A única forma de poder legalizar um empreendimento localizado em sítio da Rede Natura é a de lhe conferir estatuto de «utilidade pública», e a Directiva Habitats é muito clara em relação às condições que esse processo pressupõe: é de utilidade pública se for fundamental para a segurança nacional ou para a saúde pública ou para a protecção da natureza. Logo, o despacho do Ministro do Ambiente não tem cobertura legal! Mas, mais grave, Sr.as e Srs. Deputados, do que o procedimento, do ponto de vista da sua legalidade duvidosa, é a escolha política para o desenvolvimento. Perguntemo-nos: é o turismo que corresponde à prometida aposta na inovação e na qualificação?! O Ministro da Economia promete que este não é um turismo de «pé descalço», não é um turismo de massas. É claro que não é um turismo qualquer, trata-se de empreendimentos turísticos de topo de gama, como são de topo de gama os grupos empresariais que se mostram disponíveis para dar este «abraço de vampiro» à costa alentejana. Eles são o Grupo Sonae, o Grupo Amorim, o Grupo Espírito Santo, o Grupo Pestana.
O Sr. Francisco Louçã (BE): — Bem lembrado!
A Oradora: — Mas perguntemo-nos se isso muda alguma coisa naquilo que é fundamental em relação à actividade turística.
Porque são grandes grupos, porque são empreendimentos de topo de gama, a actividade turística vai deixar de ser sazonal? Não vai. Vai deixar de empregar, dominantemente, trabalho pouco qualificado? Não vai. Vai deixar de contribuir para a precaridade laboral? Não vai. Vai deixar de representar um custo elevadíssimo para a perda da qualidade do ambiente? Não vai.
Isso significa que um programa de investimento em turismo tem, necessariamente, de ser programado com a maior prudência e, sobretudo, numa perspectiva ampla à escala geográfica.
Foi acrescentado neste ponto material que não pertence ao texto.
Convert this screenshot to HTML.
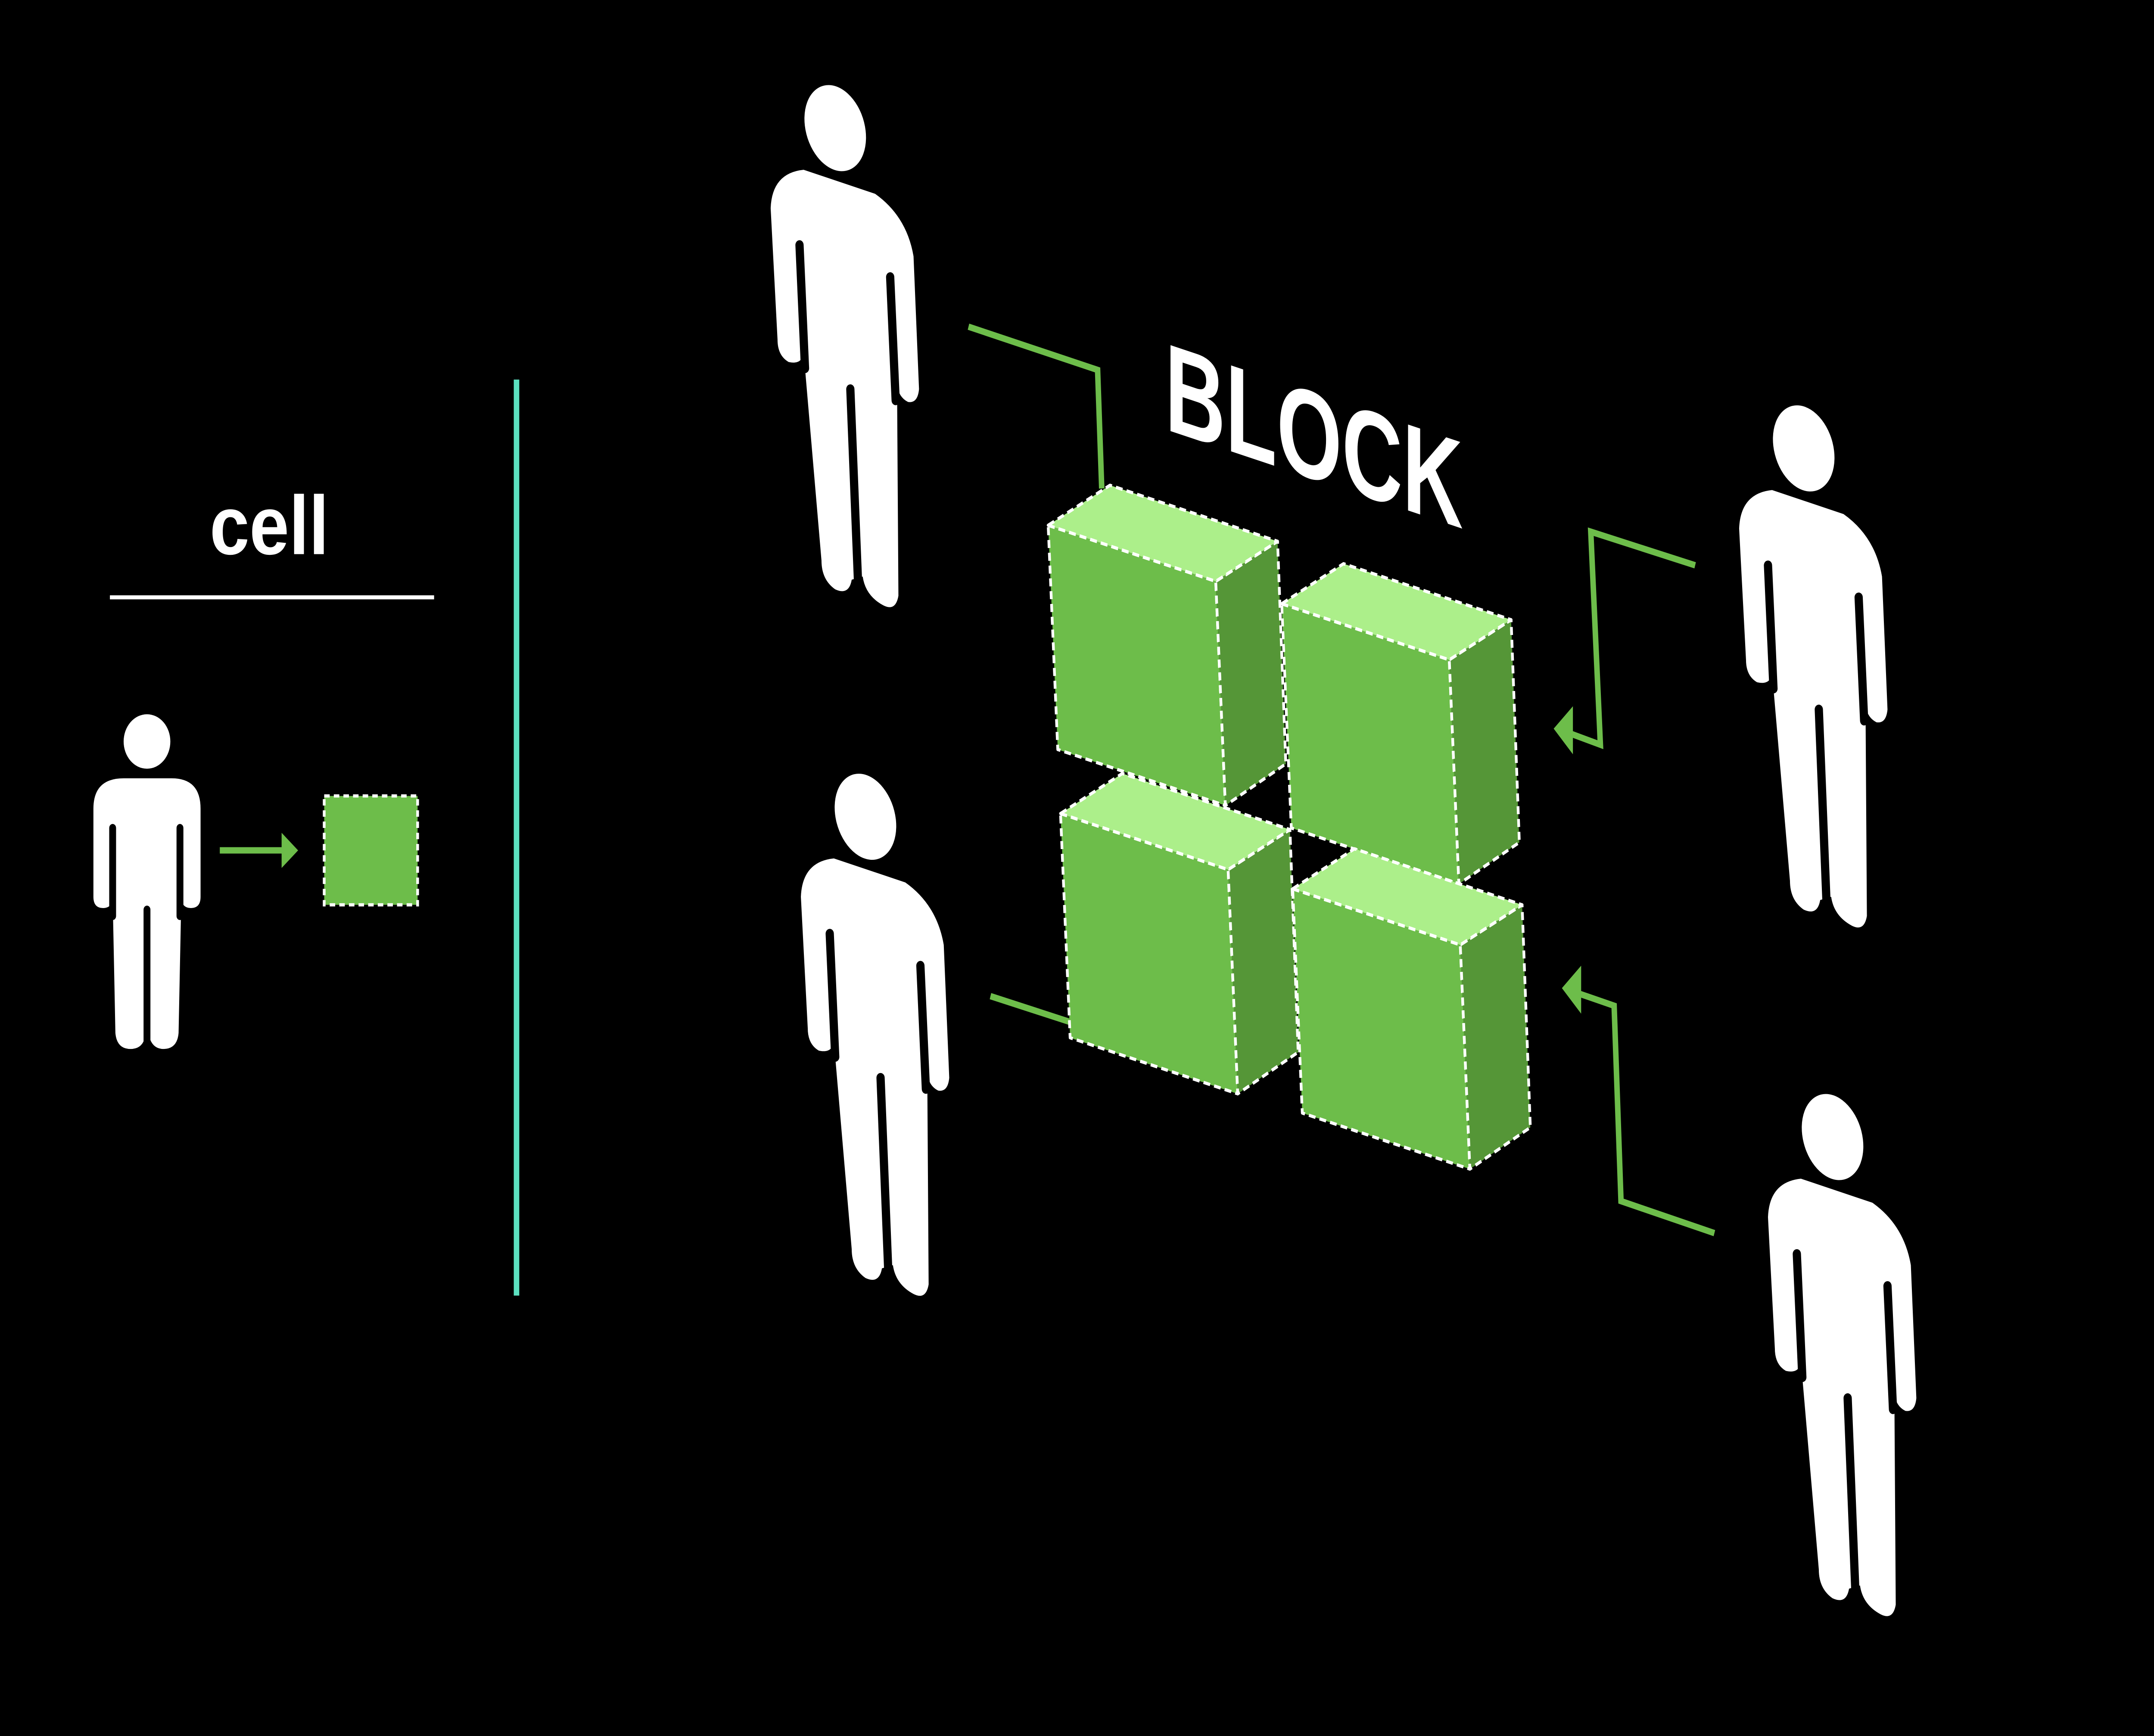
<!DOCTYPE html>
<html><head><meta charset="utf-8"><style>
html,body{margin:0;padding:0;background:#000;overflow:hidden;width:100%;height:100%;}
svg{display:block;position:fixed;left:0;top:0;width:100vw;height:100vh;}
</style></head><body>
<svg viewBox="0 0 1568 1084" preserveAspectRatio="none" xmlns="http://www.w3.org/2000/svg">
<rect width="1568" height="1084" fill="#000"/>
<defs>
<g id="p">
<ellipse cx="608" cy="80" rx="21" ry="28" transform="rotate(-25 608 80)" fill="#fff"/>
<path d="M561,130 Q562,108 585,106 L637,121 Q660,135 665,160 L669,243 Q668,252 661,251 Q654,248 653,240 L654,372 Q652,382 643,378 Q630,372 628,360 L620,362 Q618,372 608,368 Q598,362 598,350 L585,220 Q584,228 574,226 Q566,222 566,212 Z" fill="#fff"/>
<g stroke="#000" stroke-width="6" stroke-linecap="round">
<line x1="582" y1="153" x2="586" y2="230"/>
<line x1="648" y1="173" x2="652" y2="250"/>
<line x1="619" y1="243" x2="625" y2="372"/>
</g>
</g>
<g id="cube" stroke="#fff" stroke-width="2" stroke-dasharray="5,3" stroke-linejoin="round">
<polygon points="763,328 885,363 892,503 770,468" fill="#6dbd4a"/>
<polygon points="885,363 930,338 936,477 892,503" fill="#559637"/>
<polygon points="763,328 808,303 930,338 885,363" fill="#acef8a"/>
</g>
</defs>

<text x="196" y="346" font-family="Liberation Sans, sans-serif" font-weight="bold" font-size="52" fill="#fff" text-anchor="middle">cell</text>
<line x1="80" y1="373" x2="316" y2="373" stroke="#fff" stroke-width="2.5"/>
<circle cx="107" cy="463" r="17" fill="#fff"/>
<path d="M68,505 Q68,486 90,486 L125,486 Q146,486 146,505 L146,560 Q146,567 139,567 Q132,567 132,560 L130,645 Q129,655 119,655 Q110,655 108,645 L106,645 Q105,655 95,655 Q85,655 84,645 L82,560 Q82,567 75,567 Q68,567 68,560 Z" fill="#fff"/>
<g stroke="#000" stroke-width="5" stroke-linecap="round">
<line x1="82" y1="517" x2="82" y2="572"/>
<line x1="131" y1="517" x2="131" y2="572"/>
<line x1="107" y1="568" x2="107" y2="660"/>
</g>
<line x1="160" y1="531" x2="206" y2="531" stroke="#6dbd4a" stroke-width="4"/>
<polygon points="205,520 217,531 205,542" fill="#6dbd4a"/>
<rect x="236" y="497" width="68" height="68" fill="#6dbd4a" stroke="#fff" stroke-width="2" stroke-dasharray="4,3"/>
<line x1="376" y1="237" x2="376" y2="809" stroke="#5ce0c0" stroke-width="4"/>

<g fill="none" stroke="#6dbd4a" stroke-width="4">
<polyline points="705,204 799,231 802,305"/>
<polyline points="721,622 782,639"/>
<polyline points="1234,353 1158,332 1165,465 1143,458"/>
<polyline points="1248,770 1180,750 1175,628 1148,620"/>
</g>
<polygon points="1131,455 1145,441 1145,471" fill="#6dbd4a"/>
<polygon points="1137,617 1151,603 1151,633" fill="#6dbd4a"/>

<use href="#p"/>
<use href="#p" transform="translate(22,430)"/>
<use href="#p" transform="translate(705,200)"/>
<use href="#p" transform="translate(726,630)"/>

<use href="#cube"/>
<use href="#cube" transform="translate(170,49)"/>
<use href="#cube" transform="translate(9,180)"/>
<use href="#cube" transform="translate(178,227)"/>

<g transform="translate(848,268) skewY(16)">
<text x="0" y="0" font-family="Liberation Sans, sans-serif" font-weight="bold" font-size="78" fill="#fff" textLength="217" lengthAdjust="spacingAndGlyphs">BLOCK</text>
</g>
</svg>
</body></html>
Não pode cometer-se o erro de estudar cada projecto de novos empreendimentos apenas à escala do município, seja em Tróia ou Grândola, seja em Sines ou Odemira.
É preciso equacionar programas de desenvolvimento que conjuguem o turismo com outras actividades económicas, e todas elas com o objectivo da qualificação de recursos, humanos e naturais.
É, por isso, incompreensível que o Plano Regional de Ordenamento do Território no Alentejo Litoral, que está em preparação desde 2004, continue a não ser concluído.
Um país que se quer voltado para a modernidade tem de aprender a lição de que o ordenamento do território tem de ser produzido a uma escala geográfica que optimize as suas potencialidades e respeite o seu património histórico e natural. E isto importa para a costa alentejana como importa para toda a orla costeira nacional.
Temos uma orla costeira que, ao longo de todo o litoral, se encontra em sério risco de decomposição: o mar avança, a costa cede.